Short problem
The material below contains a line with "Output the web" and a line with "const AXIS = '#8a8a8a';". Copy exactly those two lines and all lines between them.

Exercise data

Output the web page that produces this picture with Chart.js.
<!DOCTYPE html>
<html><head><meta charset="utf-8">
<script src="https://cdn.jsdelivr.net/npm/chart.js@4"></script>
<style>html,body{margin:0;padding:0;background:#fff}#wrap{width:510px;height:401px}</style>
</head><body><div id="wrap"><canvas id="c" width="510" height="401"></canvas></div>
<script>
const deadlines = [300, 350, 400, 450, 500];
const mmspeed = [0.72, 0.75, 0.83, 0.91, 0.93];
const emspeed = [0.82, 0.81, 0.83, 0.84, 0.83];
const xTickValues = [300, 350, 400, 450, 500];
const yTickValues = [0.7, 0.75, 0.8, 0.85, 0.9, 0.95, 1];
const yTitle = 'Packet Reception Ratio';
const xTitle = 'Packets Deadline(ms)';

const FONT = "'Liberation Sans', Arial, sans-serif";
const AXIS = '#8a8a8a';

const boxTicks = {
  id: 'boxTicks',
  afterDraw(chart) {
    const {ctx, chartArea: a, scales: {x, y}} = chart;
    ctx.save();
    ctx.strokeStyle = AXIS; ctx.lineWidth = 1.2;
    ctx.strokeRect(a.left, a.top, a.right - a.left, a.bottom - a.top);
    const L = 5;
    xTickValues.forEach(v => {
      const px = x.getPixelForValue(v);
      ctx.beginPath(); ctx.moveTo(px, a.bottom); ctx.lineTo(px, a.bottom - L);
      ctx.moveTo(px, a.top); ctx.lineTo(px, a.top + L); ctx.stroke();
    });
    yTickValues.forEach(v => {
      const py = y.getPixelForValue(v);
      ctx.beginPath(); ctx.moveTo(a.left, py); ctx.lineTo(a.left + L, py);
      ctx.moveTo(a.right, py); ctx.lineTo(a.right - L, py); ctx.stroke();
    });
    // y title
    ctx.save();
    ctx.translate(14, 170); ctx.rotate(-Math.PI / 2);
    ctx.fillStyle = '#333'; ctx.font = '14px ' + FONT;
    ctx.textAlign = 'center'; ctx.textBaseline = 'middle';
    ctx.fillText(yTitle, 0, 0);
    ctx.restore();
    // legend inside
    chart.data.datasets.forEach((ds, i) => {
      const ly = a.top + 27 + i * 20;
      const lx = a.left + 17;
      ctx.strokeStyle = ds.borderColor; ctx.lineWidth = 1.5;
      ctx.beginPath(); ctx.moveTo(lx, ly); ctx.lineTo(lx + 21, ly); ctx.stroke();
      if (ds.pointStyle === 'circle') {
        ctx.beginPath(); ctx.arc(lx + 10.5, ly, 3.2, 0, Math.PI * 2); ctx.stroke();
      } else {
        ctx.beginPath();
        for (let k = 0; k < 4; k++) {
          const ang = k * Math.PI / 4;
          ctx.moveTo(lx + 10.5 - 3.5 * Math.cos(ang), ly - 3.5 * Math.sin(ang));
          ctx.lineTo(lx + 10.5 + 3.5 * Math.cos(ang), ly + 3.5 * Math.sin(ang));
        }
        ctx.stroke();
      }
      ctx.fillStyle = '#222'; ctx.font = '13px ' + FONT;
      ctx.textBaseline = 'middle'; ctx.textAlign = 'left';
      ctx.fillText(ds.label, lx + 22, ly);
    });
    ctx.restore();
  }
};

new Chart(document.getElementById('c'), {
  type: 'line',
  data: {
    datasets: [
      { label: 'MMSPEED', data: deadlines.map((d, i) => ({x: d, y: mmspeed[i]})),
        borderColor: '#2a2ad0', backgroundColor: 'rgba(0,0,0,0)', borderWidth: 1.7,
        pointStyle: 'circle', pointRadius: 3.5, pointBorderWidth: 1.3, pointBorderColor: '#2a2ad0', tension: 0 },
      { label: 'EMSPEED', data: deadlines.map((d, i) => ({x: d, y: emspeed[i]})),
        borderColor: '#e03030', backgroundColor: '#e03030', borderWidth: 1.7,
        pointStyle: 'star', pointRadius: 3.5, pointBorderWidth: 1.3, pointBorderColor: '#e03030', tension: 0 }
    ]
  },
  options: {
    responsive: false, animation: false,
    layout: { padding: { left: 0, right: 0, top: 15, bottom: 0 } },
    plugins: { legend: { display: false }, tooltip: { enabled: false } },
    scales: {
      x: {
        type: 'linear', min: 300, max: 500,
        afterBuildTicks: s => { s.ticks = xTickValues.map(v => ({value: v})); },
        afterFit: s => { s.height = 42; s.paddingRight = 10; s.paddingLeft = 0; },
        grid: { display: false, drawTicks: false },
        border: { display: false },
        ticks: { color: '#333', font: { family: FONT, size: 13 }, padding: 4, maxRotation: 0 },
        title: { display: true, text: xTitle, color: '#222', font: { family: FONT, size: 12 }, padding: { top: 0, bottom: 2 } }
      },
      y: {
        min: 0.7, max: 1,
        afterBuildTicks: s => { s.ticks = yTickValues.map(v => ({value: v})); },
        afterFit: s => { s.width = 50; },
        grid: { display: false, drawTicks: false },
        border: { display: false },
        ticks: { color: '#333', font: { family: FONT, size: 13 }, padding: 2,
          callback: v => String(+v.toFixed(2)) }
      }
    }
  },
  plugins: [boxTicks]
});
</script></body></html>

---

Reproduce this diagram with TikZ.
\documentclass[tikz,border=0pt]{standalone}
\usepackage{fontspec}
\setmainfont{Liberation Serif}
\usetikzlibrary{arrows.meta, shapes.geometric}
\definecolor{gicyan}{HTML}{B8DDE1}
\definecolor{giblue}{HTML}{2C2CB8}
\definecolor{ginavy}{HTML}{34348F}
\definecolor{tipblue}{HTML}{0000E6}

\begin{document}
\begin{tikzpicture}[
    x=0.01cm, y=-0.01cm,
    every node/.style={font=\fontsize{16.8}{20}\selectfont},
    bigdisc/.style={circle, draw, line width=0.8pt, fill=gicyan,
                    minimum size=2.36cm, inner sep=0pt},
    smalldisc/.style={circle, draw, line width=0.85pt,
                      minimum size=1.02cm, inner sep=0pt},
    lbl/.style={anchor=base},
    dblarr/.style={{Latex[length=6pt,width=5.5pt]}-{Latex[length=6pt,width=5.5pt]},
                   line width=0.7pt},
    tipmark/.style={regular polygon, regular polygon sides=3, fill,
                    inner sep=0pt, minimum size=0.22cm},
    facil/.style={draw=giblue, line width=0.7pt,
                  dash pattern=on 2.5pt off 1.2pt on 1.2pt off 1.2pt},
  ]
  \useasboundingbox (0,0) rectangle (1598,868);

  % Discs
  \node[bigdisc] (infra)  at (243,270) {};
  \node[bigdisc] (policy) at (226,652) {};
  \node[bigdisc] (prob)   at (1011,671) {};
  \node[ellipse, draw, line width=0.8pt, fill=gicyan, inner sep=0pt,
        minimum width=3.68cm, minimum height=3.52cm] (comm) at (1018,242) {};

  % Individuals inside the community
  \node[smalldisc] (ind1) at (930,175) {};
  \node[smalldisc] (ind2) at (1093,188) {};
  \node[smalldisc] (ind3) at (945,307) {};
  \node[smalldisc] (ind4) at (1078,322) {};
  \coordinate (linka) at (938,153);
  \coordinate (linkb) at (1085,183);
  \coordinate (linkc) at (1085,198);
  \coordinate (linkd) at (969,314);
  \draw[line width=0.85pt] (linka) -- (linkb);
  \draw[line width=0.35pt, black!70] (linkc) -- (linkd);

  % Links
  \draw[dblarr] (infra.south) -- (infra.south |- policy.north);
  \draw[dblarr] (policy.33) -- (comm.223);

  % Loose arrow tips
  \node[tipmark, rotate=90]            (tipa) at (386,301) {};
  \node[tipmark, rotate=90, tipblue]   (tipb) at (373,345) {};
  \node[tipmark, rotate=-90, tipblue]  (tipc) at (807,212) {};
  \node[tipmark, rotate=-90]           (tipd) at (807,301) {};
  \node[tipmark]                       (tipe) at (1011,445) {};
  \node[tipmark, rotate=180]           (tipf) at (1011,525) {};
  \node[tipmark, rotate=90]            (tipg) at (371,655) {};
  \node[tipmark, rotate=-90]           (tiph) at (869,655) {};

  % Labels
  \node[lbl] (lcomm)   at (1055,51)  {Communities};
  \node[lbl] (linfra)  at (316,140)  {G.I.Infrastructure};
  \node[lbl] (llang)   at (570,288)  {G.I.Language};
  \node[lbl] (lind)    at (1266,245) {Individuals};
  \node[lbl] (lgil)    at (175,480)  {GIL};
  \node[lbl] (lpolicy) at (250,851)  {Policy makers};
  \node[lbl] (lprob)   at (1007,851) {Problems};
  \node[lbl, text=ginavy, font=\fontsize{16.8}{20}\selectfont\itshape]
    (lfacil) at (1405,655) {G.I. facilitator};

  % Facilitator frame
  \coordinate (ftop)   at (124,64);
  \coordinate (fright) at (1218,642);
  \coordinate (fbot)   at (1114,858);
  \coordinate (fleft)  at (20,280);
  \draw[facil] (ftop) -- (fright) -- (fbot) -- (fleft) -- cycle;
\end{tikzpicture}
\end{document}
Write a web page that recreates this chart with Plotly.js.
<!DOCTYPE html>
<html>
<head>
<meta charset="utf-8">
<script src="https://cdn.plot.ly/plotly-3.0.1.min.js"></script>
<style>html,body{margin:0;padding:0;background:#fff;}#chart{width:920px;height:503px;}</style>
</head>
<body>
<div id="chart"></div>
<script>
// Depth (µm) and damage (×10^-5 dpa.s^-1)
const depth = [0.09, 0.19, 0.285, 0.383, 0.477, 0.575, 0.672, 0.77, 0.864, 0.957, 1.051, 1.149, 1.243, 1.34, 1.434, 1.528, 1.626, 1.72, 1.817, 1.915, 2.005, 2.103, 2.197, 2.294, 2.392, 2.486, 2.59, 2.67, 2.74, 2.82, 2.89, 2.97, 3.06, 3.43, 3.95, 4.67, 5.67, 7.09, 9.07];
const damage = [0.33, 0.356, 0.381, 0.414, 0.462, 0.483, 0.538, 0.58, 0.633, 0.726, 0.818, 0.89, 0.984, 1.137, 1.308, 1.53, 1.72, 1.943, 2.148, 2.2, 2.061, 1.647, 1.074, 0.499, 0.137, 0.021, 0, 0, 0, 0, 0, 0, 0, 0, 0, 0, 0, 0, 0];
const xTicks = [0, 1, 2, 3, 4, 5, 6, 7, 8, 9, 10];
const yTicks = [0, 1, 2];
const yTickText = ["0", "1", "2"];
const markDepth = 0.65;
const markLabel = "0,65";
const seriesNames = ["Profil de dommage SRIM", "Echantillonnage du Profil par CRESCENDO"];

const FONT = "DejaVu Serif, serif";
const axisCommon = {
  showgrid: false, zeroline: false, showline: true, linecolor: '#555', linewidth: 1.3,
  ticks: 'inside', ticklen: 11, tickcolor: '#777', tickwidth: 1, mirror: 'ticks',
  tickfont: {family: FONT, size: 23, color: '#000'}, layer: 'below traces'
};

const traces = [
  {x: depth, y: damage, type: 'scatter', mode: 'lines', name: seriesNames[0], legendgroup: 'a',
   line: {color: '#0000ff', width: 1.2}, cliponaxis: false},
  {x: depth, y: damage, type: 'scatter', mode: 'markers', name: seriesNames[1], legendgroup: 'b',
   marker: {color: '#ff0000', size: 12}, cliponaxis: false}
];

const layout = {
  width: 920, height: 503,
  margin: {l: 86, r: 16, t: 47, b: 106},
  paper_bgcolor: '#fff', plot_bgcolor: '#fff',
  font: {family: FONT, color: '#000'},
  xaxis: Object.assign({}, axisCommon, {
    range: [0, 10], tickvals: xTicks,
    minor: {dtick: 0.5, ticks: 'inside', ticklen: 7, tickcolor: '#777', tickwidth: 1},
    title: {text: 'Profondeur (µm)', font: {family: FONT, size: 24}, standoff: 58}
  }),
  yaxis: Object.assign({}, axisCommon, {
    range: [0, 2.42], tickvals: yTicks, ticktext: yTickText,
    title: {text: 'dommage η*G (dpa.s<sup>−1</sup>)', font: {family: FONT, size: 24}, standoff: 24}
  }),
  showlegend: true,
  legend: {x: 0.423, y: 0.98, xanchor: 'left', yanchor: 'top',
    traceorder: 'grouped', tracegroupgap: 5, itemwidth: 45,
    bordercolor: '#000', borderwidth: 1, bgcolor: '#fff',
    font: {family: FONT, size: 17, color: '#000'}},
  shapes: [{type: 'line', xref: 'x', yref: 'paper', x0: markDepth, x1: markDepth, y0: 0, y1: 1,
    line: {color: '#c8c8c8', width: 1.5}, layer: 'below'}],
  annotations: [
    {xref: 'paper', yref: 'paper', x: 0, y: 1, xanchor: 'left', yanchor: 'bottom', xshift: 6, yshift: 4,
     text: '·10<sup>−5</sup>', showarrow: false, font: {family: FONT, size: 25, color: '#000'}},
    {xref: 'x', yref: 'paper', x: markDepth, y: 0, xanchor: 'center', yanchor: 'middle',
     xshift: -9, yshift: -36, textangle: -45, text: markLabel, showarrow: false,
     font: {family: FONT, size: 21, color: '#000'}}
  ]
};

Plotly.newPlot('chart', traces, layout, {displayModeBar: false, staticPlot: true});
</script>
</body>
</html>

* * *

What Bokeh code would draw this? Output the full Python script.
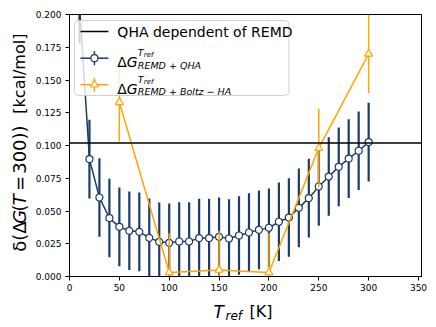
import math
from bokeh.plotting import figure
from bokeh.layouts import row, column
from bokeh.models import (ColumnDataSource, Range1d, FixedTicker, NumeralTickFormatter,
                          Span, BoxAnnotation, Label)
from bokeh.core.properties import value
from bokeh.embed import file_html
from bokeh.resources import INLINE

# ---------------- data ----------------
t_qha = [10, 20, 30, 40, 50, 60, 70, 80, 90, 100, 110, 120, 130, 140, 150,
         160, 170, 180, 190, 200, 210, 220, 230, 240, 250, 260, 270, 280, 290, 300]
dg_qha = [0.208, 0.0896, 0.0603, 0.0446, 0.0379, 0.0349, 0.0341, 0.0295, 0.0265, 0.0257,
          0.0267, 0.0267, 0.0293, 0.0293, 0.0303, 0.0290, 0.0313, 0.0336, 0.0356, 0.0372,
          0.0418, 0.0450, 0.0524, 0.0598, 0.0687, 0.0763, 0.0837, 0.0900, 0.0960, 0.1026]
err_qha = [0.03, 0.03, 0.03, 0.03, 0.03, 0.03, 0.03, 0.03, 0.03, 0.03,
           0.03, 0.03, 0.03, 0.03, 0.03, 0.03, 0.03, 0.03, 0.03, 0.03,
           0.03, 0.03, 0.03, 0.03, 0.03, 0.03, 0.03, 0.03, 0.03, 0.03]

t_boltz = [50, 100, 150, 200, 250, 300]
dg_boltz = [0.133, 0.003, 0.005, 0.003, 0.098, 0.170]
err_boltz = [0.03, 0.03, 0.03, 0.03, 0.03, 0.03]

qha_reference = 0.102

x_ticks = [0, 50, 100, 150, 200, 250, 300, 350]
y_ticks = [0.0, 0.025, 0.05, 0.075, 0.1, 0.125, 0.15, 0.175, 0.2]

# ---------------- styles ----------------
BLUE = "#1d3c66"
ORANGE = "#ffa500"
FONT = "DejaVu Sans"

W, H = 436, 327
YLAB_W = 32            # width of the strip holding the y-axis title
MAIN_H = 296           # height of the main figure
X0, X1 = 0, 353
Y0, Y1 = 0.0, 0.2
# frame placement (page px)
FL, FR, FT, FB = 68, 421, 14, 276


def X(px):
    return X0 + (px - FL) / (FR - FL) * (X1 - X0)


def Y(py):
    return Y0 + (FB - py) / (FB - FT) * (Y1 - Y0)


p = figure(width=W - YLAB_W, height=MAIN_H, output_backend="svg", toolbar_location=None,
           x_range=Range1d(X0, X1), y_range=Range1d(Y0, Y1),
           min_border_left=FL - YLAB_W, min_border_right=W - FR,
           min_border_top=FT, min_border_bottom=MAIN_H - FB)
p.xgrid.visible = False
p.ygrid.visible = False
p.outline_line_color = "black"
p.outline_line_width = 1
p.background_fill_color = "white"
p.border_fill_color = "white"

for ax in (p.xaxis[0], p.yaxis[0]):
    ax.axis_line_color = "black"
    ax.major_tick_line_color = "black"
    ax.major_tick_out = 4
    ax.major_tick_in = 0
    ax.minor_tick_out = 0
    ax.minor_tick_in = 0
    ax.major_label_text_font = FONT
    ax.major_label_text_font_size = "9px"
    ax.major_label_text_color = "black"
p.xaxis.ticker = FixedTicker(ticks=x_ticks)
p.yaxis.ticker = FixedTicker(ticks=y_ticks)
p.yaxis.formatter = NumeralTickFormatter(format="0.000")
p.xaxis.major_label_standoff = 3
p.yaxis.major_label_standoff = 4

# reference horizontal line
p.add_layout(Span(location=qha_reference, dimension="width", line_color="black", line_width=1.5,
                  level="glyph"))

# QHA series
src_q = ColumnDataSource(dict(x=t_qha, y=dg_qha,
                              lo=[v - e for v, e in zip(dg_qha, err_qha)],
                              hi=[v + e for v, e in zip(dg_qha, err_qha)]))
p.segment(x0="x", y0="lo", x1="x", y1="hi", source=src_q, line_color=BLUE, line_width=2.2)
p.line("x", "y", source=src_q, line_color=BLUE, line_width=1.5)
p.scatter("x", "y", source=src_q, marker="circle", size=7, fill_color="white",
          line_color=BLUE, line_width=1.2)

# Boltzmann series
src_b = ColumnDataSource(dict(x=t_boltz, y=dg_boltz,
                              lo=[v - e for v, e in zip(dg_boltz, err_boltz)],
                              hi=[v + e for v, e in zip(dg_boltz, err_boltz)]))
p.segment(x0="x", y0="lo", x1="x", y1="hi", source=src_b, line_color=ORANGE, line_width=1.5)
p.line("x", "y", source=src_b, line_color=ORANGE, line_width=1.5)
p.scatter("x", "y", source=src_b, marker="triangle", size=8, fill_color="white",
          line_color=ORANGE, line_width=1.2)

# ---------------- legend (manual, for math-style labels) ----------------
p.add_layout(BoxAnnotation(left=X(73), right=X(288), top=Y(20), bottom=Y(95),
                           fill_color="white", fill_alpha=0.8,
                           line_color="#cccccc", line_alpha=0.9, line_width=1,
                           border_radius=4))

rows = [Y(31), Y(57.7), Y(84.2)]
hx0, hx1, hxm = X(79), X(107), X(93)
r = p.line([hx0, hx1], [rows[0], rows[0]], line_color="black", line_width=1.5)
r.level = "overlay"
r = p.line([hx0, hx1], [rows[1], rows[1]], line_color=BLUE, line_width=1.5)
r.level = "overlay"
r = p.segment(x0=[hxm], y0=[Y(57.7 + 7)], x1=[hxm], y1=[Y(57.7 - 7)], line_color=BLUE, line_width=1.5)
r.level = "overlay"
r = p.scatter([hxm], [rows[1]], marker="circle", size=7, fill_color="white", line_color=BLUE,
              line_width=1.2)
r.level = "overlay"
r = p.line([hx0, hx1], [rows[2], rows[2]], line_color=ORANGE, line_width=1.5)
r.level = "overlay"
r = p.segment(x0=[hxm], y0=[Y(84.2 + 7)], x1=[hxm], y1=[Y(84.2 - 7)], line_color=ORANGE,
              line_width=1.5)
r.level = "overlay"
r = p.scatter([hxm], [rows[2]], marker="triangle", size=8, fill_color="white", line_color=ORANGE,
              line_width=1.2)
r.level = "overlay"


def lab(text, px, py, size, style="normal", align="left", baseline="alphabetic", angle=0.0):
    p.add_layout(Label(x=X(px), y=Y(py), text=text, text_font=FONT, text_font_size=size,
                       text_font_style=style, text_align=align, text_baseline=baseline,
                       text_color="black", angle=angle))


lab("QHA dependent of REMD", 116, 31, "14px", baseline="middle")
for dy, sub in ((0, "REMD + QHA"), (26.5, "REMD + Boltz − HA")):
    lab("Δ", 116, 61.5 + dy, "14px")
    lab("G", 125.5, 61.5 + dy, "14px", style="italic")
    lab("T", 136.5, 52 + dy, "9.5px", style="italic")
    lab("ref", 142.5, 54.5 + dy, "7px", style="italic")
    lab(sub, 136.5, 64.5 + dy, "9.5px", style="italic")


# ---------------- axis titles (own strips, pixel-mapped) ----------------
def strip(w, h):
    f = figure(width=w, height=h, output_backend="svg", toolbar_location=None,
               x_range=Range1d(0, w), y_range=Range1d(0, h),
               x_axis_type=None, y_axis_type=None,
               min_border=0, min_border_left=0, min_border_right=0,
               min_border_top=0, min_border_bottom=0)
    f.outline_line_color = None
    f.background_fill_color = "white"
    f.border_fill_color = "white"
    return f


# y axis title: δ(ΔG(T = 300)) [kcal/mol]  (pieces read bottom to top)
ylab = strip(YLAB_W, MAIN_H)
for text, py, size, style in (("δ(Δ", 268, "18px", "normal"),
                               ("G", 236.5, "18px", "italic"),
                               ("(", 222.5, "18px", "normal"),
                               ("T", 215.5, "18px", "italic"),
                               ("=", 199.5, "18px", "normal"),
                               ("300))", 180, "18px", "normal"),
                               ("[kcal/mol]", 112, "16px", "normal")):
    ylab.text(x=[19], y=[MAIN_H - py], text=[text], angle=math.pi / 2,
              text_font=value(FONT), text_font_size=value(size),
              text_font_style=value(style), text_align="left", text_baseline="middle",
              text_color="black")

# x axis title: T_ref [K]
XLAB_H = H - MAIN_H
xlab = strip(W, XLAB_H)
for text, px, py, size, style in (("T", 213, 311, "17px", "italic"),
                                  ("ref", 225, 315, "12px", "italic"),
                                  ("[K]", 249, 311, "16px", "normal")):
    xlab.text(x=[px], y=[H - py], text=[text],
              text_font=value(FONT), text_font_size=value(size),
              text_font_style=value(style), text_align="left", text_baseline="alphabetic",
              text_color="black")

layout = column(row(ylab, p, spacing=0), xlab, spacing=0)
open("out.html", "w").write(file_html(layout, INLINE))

Output
Output the web page that produces this picture with Chart.js.
<!DOCTYPE html>
<html><head><meta charset="utf-8">
<script src="https://cdn.jsdelivr.net/npm/chart.js@4"></script>
<style>html,body{margin:0;padding:0;background:#fff}#wrap{width:510px;height:401px}</style>
</head><body><div id="wrap"><canvas id="c" width="510" height="401"></canvas></div>
<script>
const deadlines = [300, 350, 400, 450, 500];
const mmspeed = [0.72, 0.75, 0.83, 0.91, 0.93];
const emspeed = [0.82, 0.81, 0.83, 0.84, 0.83];
const xTickValues = [300, 350, 400, 450, 500];
const yTickValues = [0.7, 0.75, 0.8, 0.85, 0.9, 0.95, 1];
const yTitle = 'Packet Reception Ratio';
const xTitle = 'Packets Deadline(ms)';

const FONT = "'Liberation Sans', Arial, sans-serif";
const AXIS = '#8a8a8a';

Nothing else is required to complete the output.